Red flags when buying PLC modules online
The biggest red flag is vague product data. If the listing says only "PLC module" without the exact branded reference, you do not have enough information to buy responsibly.
The second issue is pricing that looks detached from the market without any explanation. A lower price is not automatically a problem, especially on overstock or older inventory, but a price that is dramatically below every credible industrial source should trigger verification. The cost of one bad module is usually far higher than the apparent savings.
Another concern is a seller that cannot explain shipping timing. In real operations, availability means more than "can be ordered." Buyers need to know whether the item is in stock, sourced on demand, or subject to lead time. Procurement and maintenance planning depend on that distinction.
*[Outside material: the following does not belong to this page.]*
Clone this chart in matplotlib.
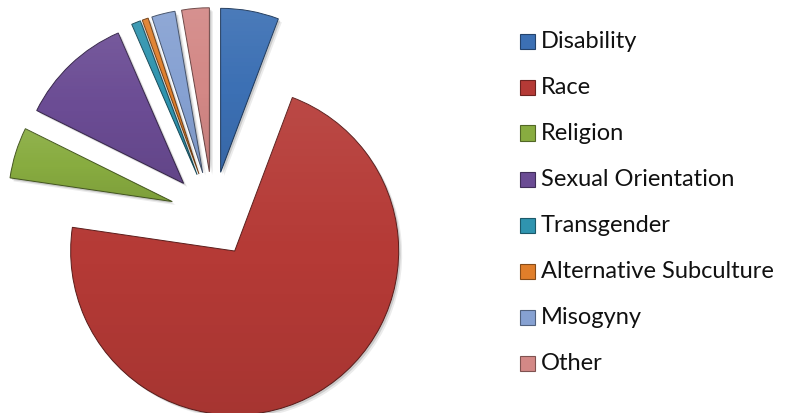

You should also be cautious with sellers who have no visible industrial focus. A supplier that routinely handles automation brands, controls hardware, and factory replacement parts is better positioned to understand packaging, handling, documentation, and the urgency behind the order.
Buying for current production versus legacy systems
The best answer to where to buy genuine PLC modules depends partly on the age of the equipment.
For current production platforms, buyers usually want a supplier with strong access to active branded inventory and consistent order handling. In these cases, the priority is minimizing downtime while preserving standardization across the installed base. You want clean product identification, predictable sourcing, and support that can confirm the exact module quickly.
For legacy systems, the market gets more complicated. Some discontinued PLC modules are still available through specialized automation suppliers that handle hard-to-find inventory across multiple manufacturers. In that environment, the key is careful verification. You may need to confirm revision levels, compatible rack or CPU relationships, and whether the part is represented as new surplus, existing stock, or another clearly defined condition.
This is where an experienced industrial supplier earns its value. Legacy procurement often fails not because the part is unavailable, but because the buyer cannot verify whether the available part is the correct one.
Why multi-brand sourcing helps industrial buyers
Many US facilities do not operate on a single controls platform. One line may use Siemens, another Allen-Bradley, and a packaging area may include Omron, Sick, Keyence, or Mitsubishi devices around the PLC architecture. That makes fragmented purchasing expensive in both time and coordination.
A multi-brand supplier can simplify that process. Instead of treating each manufacturer as a separate procurement event, buyers can source across brands through one account structure, one order workflow, and one support path. That helps with planned maintenance buys, urgent breakdown replacement, and MRO consolidation.
American Automation 24 fits that model by focusing on recognizable automation brands and exact-part purchasing for industrial buyers who need to move from identification to order without delays.
The practical buying standard to use
If you need a simple rule, buy from suppliers that make verification easy. You should be able to confirm brand, module number, order status, and support access before the part ships. If any of those basics are unclear, keep looking.
In industrial purchasing, speed matters, but clean sourcing matters more. The right supplier helps you maintain both. When a PLC module fails, the goal is not just to get any replacement on the dock. It is to get the right genuine part into the system with the least possible interruption to production.